After the network attains convergence, the sentence codes are analyzed, and k-medoids algorithm can be applied so as to select a sentence code from each cluster. Then from sentence codes, sentences are generated and presented together as summary. The sentence code before and after training can be visualized by using t-SNE toolkit as shown in Figs. 2 and 3.

3.3 Training and Testing

Training is the process of updating weights of the network with respect to the obtained output. In this system, the sentence codes are passed to the reconstruction network so as to generate sentence vectors and compare it with the sentence vectors which are provided as the input. Then, the weights are updated according to the deviation of the output of reconstruction network from the input vectors provided.

Fig. 2
figure 2

t-SNE plot of input vectors

Fig. 3
figure 3

t-SNE plot of sentence codes

4 Experiments and Results

Recall-Oriented Understudy for Gisting Evaluation (ROUGE) toolkit is used for the evaluation of the summary generated. ROUGE compares the generated summaries against a set of reference summaries. It measures the quality by counting the overlapping units. It requires a number of sample input documents. It also requires some sources of reference summaries to compare with.

The main dataset used is Multiling-2015, multilingual summarization of multiple documents. The dataset consists of documents belonging to various genres and of different languages. The dataset provided consists of a large number of documents collected from Internet from which 30 English documents could be used for providing input to the summarizer.

Six documents of the dataset were considered for evaluation. For getting reference summaries to compare with, an online summary generator, namely, Sumplify was used. Sumplify is an online summarizer which provides the summary of input documents with required size as specified by the user. The input size was provided based on the number of sentences that are present in the summary generated by our summarizer.

Table 1 Average of ROUGE-1, 2, 3 results

The ROUGE toolkit returns the precision, recall, and F-Score in the form of a table.
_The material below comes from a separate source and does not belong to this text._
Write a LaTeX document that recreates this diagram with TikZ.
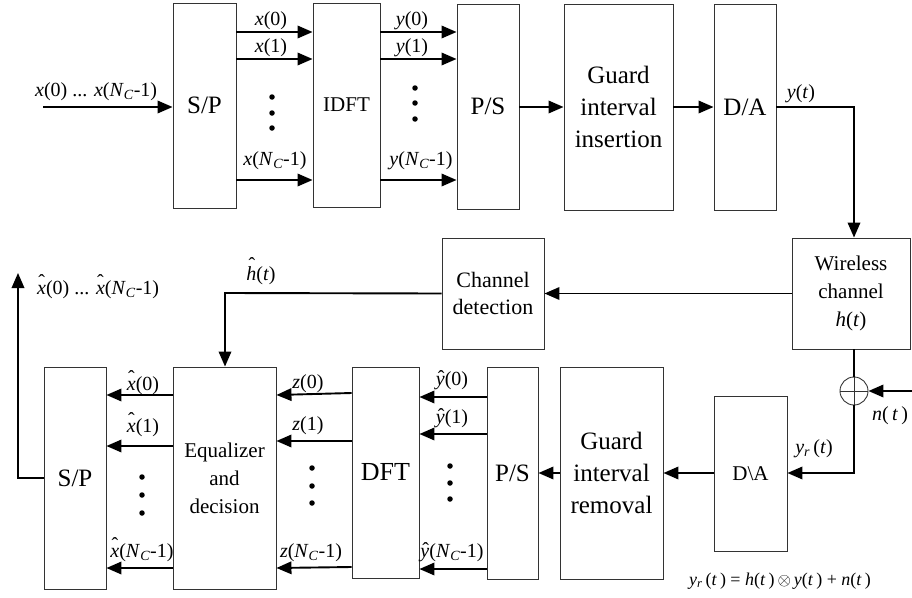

We used ROUGE-1, 2, 3—which comes under ROUGE-N, an N-gram-based evaluation technique—for our evaluation, and the results are as shown in Table 1.

5 Conclusion

Automatic text summarization provides the user with a shortened version of the entire content by extracting the salient sentences from the original document. There are many methods to summarize text documents that use statistical features of the document, but lack in their ability to prioritize sentences based on their contribution to the overall content. The deep learning approach proposed in this paper overcomes this by discovering the intrinsic semantic representation of the sentences using the stacked auto-encoders. The experiments conducted on the Multiling-2015 dataset shows that the proposed method produces good quality summaries. The futuristic enhancement to the proposed method can be done by incorporating the ability to summarize multiple documents.